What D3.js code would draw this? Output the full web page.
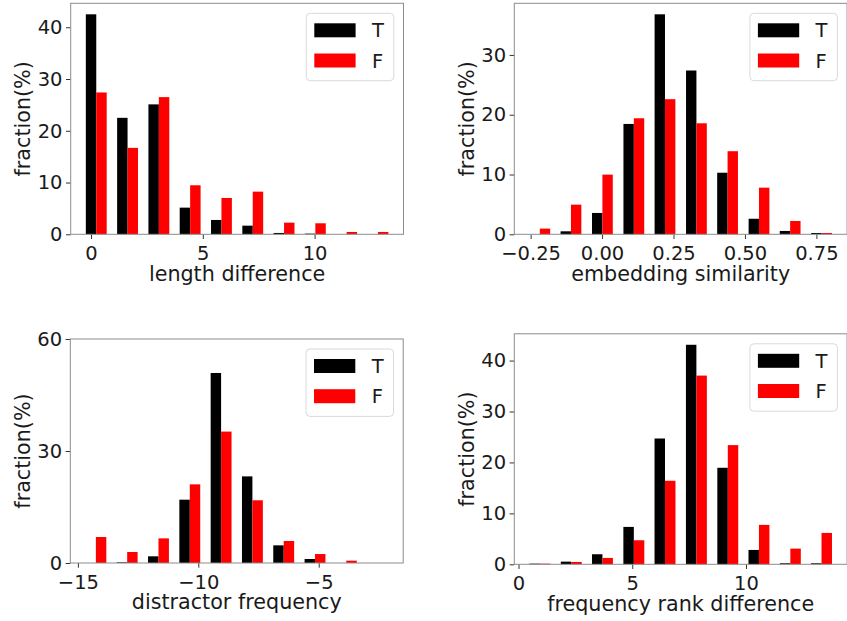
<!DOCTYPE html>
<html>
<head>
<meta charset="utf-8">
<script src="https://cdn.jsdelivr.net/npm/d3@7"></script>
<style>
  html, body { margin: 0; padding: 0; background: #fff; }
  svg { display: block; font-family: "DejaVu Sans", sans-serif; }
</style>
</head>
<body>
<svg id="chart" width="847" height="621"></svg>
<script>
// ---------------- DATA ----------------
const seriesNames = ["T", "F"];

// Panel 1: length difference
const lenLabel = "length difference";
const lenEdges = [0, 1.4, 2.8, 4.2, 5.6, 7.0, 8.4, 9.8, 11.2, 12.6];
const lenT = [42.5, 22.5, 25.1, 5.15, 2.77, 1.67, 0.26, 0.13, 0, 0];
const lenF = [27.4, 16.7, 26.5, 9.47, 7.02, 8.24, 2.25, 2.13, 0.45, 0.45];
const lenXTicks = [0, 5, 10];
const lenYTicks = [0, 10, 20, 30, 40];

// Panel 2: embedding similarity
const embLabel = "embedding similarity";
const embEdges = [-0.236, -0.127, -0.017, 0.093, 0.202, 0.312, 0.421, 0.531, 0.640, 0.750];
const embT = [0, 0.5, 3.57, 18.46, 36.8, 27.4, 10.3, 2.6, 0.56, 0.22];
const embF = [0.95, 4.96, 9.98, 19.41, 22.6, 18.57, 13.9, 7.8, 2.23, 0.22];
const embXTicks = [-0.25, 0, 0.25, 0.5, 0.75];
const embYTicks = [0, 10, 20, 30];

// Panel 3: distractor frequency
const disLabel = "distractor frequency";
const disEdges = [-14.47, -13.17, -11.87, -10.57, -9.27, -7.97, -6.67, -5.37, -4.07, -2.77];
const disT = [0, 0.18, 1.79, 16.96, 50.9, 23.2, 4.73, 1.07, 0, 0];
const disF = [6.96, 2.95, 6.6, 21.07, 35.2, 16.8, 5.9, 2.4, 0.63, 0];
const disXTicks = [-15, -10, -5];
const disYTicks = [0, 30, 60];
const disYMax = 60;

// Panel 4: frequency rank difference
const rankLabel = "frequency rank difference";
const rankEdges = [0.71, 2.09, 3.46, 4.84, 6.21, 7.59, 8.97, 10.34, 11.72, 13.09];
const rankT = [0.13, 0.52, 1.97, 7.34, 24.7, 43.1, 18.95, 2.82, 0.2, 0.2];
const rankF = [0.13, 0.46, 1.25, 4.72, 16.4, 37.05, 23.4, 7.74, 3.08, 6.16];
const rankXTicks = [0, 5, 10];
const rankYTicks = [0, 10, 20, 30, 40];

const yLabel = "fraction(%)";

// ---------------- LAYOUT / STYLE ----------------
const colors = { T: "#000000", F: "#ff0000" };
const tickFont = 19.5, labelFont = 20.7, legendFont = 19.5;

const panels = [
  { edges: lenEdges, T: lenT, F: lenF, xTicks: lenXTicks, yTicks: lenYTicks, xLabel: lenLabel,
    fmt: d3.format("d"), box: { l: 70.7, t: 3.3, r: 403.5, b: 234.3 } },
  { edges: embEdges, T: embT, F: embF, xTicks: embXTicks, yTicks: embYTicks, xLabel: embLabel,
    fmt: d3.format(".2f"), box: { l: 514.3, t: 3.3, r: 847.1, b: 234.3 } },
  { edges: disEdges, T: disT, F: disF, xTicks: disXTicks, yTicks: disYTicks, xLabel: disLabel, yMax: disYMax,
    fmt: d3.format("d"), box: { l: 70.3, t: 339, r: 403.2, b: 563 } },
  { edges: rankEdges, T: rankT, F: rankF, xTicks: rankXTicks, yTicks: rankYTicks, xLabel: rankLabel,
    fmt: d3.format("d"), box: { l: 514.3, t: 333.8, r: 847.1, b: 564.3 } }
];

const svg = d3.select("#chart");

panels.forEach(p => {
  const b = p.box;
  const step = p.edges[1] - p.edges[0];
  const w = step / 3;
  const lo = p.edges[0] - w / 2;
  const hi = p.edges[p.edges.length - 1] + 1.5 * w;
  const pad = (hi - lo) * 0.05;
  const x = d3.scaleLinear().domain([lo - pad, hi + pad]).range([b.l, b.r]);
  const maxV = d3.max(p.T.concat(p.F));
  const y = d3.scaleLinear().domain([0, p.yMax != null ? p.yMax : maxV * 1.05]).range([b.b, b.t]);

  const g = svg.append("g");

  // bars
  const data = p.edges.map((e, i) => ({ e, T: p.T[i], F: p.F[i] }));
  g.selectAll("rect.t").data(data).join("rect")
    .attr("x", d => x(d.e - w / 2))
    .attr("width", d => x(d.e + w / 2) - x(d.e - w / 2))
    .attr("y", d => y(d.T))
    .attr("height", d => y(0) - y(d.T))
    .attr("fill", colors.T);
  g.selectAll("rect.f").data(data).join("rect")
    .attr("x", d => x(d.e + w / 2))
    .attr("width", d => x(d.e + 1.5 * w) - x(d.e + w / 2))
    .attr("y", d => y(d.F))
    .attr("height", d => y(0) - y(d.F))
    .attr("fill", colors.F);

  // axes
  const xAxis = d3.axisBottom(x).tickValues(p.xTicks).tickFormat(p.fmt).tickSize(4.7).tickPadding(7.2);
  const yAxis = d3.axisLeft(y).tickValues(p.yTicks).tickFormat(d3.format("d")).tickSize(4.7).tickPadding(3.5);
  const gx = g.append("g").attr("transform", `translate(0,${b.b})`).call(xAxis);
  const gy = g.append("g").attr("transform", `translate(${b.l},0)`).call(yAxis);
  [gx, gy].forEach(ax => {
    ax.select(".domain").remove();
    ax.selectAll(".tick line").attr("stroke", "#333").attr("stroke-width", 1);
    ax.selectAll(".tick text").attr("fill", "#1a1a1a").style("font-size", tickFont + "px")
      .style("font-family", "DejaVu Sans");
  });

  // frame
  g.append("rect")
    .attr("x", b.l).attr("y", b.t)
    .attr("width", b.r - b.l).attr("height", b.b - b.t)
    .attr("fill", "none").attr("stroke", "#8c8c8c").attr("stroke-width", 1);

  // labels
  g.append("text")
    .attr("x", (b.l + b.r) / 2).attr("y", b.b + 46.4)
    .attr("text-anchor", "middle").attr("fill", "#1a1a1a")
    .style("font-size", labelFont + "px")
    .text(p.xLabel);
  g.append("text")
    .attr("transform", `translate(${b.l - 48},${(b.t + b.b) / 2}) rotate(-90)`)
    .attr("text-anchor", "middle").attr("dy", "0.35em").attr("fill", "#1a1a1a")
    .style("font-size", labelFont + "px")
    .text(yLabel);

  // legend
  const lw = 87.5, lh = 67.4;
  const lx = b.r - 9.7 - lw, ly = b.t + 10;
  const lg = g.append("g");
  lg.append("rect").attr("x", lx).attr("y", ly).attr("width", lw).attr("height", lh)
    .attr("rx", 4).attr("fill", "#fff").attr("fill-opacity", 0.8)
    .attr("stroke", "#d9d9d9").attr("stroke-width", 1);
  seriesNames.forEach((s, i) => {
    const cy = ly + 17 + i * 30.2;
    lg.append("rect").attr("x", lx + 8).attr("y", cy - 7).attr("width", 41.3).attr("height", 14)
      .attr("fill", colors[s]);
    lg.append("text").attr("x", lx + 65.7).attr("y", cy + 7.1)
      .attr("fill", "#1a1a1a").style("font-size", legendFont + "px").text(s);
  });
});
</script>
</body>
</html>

::::

> STATED GOAL:
Keep every word of the data as it is when you write it out, but drop the pictures.

> ANSWER TO THIS PROBLEM:
What D3.js code would draw this? Output the full web page.
<!DOCTYPE html>
<html>
<head>
<meta charset="utf-8">
<script src="https://cdn.jsdelivr.net/npm/d3@7"></script>
<style>
  html, body { margin: 0; padding: 0; background: #fff; }
  svg { display: block; font-family: "DejaVu Sans", sans-serif; }
</style>
</head>
<body>
<svg id="chart" width="847" height="621"></svg>
<script>
// ---------------- DATA ----------------
const seriesNames = ["T", "F"];

// Panel 1: length difference
const lenLabel = "length difference";
const lenEdges = [0, 1.4, 2.8, 4.2, 5.6, 7.0, 8.4, 9.8, 11.2, 12.6];
const lenT = [42.5, 22.5, 25.1, 5.15, 2.77, 1.67, 0.26, 0.13, 0, 0];
const lenF = [27.4, 16.7, 26.5, 9.47, 7.02, 8.24, 2.25, 2.13, 0.45, 0.45];
const lenXTicks = [0, 5, 10];
const lenYTicks = [0, 10, 20, 30, 40];

// Panel 2: embedding similarity
const embLabel = "embedding similarity";
const embEdges = [-0.236, -0.127, -0.017, 0.093, 0.202, 0.312, 0.421, 0.531, 0.640, 0.750];
const embT = [0, 0.5, 3.57, 18.46, 36.8, 27.4, 10.3, 2.6, 0.56, 0.22];
const embF = [0.95, 4.96, 9.98, 19.41, 22.6, 18.57, 13.9, 7.8, 2.23, 0.22];
const embXTicks = [-0.25, 0, 0.25, 0.5, 0.75];
const embYTicks = [0, 10, 20, 30];

// Panel 3: distractor frequency
const disLabel = "distractor frequency";
const disEdges = [-14.47, -13.17, -11.87, -10.57, -9.27, -7.97, -6.67, -5.37, -4.07, -2.77];
const disT = [0, 0.18, 1.79, 16.96, 50.9, 23.2, 4.73, 1.07, 0, 0];
const disF = [6.96, 2.95, 6.6, 21.07, 35.2, 16.8, 5.9, 2.4, 0.63, 0];
const disXTicks = [-15, -10, -5];
const disYTicks = [0, 30, 60];
const disYMax = 60;

// Panel 4: frequency rank difference
const rankLabel = "frequency rank difference";
const rankEdges = [0.71, 2.09, 3.46, 4.84, 6.21, 7.59, 8.97, 10.34, 11.72, 13.09];
const rankT = [0.13, 0.52, 1.97, 7.34, 24.7, 43.1, 18.95, 2.82, 0.2, 0.2];
const rankF = [0.13, 0.46, 1.25, 4.72, 16.4, 37.05, 23.4, 7.74, 3.08, 6.16];
const rankXTicks = [0, 5, 10];
const rankYTicks = [0, 10, 20, 30, 40];

const yLabel = "fraction(%)";

// ---------------- LAYOUT / STYLE ----------------
const colors = { T: "#000000", F: "#ff0000" };
const tickFont = 19.5, labelFont = 20.7, legendFont = 19.5;

const panels = [
  { edges: lenEdges, T: lenT, F: lenF, xTicks: lenXTicks, yTicks: lenYTicks, xLabel: lenLabel,
    fmt: d3.format("d"), box: { l: 70.7, t: 3.3, r: 403.5, b: 234.3 } },
  { edges: embEdges, T: embT, F: embF, xTicks: embXTicks, yTicks: embYTicks, xLabel: embLabel,
    fmt: d3.format(".2f"), box: { l: 514.3, t: 3.3, r: 847.1, b: 234.3 } },
  { edges: disEdges, T: disT, F: disF, xTicks: disXTicks, yTicks: disYTicks, xLabel: disLabel, yMax: disYMax,
    fmt: d3.format("d"), box: { l: 70.3, t: 339, r: 403.2, b: 563 } },
  { edges: rankEdges, T: rankT, F: rankF, xTicks: rankXTicks, yTicks: rankYTicks, xLabel: rankLabel,
    fmt: d3.format("d"), box: { l: 514.3, t: 333.8, r: 847.1, b: 564.3 } }
];

const svg = d3.select("#chart");

panels.forEach(p => {
  const b = p.box;
  const step = p.edges[1] - p.edges[0];
  const w = step / 3;
  const lo = p.edges[0] - w / 2;
  const hi = p.edges[p.edges.length - 1] + 1.5 * w;
  const pad = (hi - lo) * 0.05;
  const x = d3.scaleLinear().domain([lo - pad, hi + pad]).range([b.l, b.r]);
  const maxV = d3.max(p.T.concat(p.F));
  const y = d3.scaleLinear().domain([0, p.yMax != null ? p.yMax : maxV * 1.05]).range([b.b, b.t]);

  const g = svg.append("g");

  // bars
  const data = p.edges.map((e, i) => ({ e, T: p.T[i], F: p.F[i] }));
  g.selectAll("rect.t").data(data).join("rect")
    .attr("x", d => x(d.e - w / 2))
    .attr("width", d => x(d.e + w / 2) - x(d.e - w / 2))
    .attr("y", d => y(d.T))
    .attr("height", d => y(0) - y(d.T))
    .attr("fill", colors.T);
  g.selectAll("rect.f").data(data).join("rect")
    .attr("x", d => x(d.e + w / 2))
    .attr("width", d => x(d.e + 1.5 * w) - x(d.e + w / 2))
    .attr("y", d => y(d.F))
    .attr("height", d => y(0) - y(d.F))
    .attr("fill", colors.F);

  // axes
  const xAxis = d3.axisBottom(x).tickValues(p.xTicks).tickFormat(p.fmt).tickSize(4.7).tickPadding(7.2);
  const yAxis = d3.axisLeft(y).tickValues(p.yTicks).tickFormat(d3.format("d")).tickSize(4.7).tickPadding(3.5);
  const gx = g.append("g").attr("transform", `translate(0,${b.b})`).call(xAxis);
  const gy = g.append("g").attr("transform", `translate(${b.l},0)`).call(yAxis);
  [gx, gy].forEach(ax => {
    ax.select(".domain").remove();
    ax.selectAll(".tick line").attr("stroke", "#333").attr("stroke-width", 1);
    ax.selectAll(".tick text").attr("fill", "#1a1a1a").style("font-size", tickFont + "px")
      .style("font-family", "DejaVu Sans");
  });

  // frame
  g.append("rect")
    .attr("x", b.l).attr("y", b.t)
    .attr("width", b.r - b.l).attr("height", b.b - b.t)
    .attr("fill", "none").attr("stroke", "#8c8c8c").attr("stroke-width", 1);

  // labels
  g.append("text")
    .attr("x", (b.l + b.r) / 2).attr("y", b.b + 46.4)
    .attr("text-anchor", "middle").attr("fill", "#1a1a1a")
    .style("font-size", labelFont + "px")
    .text(p.xLabel);
  g.append("text")
    .attr("transform", `translate(${b.l - 48},${(b.t + b.b) / 2}) rotate(-90)`)
    .attr("text-anchor", "middle").attr("dy", "0.35em").attr("fill", "#1a1a1a")
    .style("font-size", labelFont + "px")
    .text(yLabel);

  // legend
  const lw = 87.5, lh = 67.4;
  const lx = b.r - 9.7 - lw, ly = b.t + 10;
  const lg = g.append("g");
  lg.append("rect").attr("x", lx).attr("y", ly).attr("width", lw).attr("height", lh)
    .attr("rx", 4).attr("fill", "#fff").attr("fill-opacity", 0.8)
    .attr("stroke", "#d9d9d9").attr("stroke-width", 1);
  seriesNames.forEach((s, i) => {
    const cy = ly + 17 + i * 30.2;
    lg.append("rect").attr("x", lx + 8).attr("y", cy - 7).attr("width", 41.3).attr("height", 14)
      .attr("fill", colors[s]);
    lg.append("text").attr("x", lx + 65.7).attr("y", cy + 7.1)
      .attr("fill", "#1a1a1a").style("font-size", legendFont + "px").text(s);
  });
});
</script>
</body>
</html>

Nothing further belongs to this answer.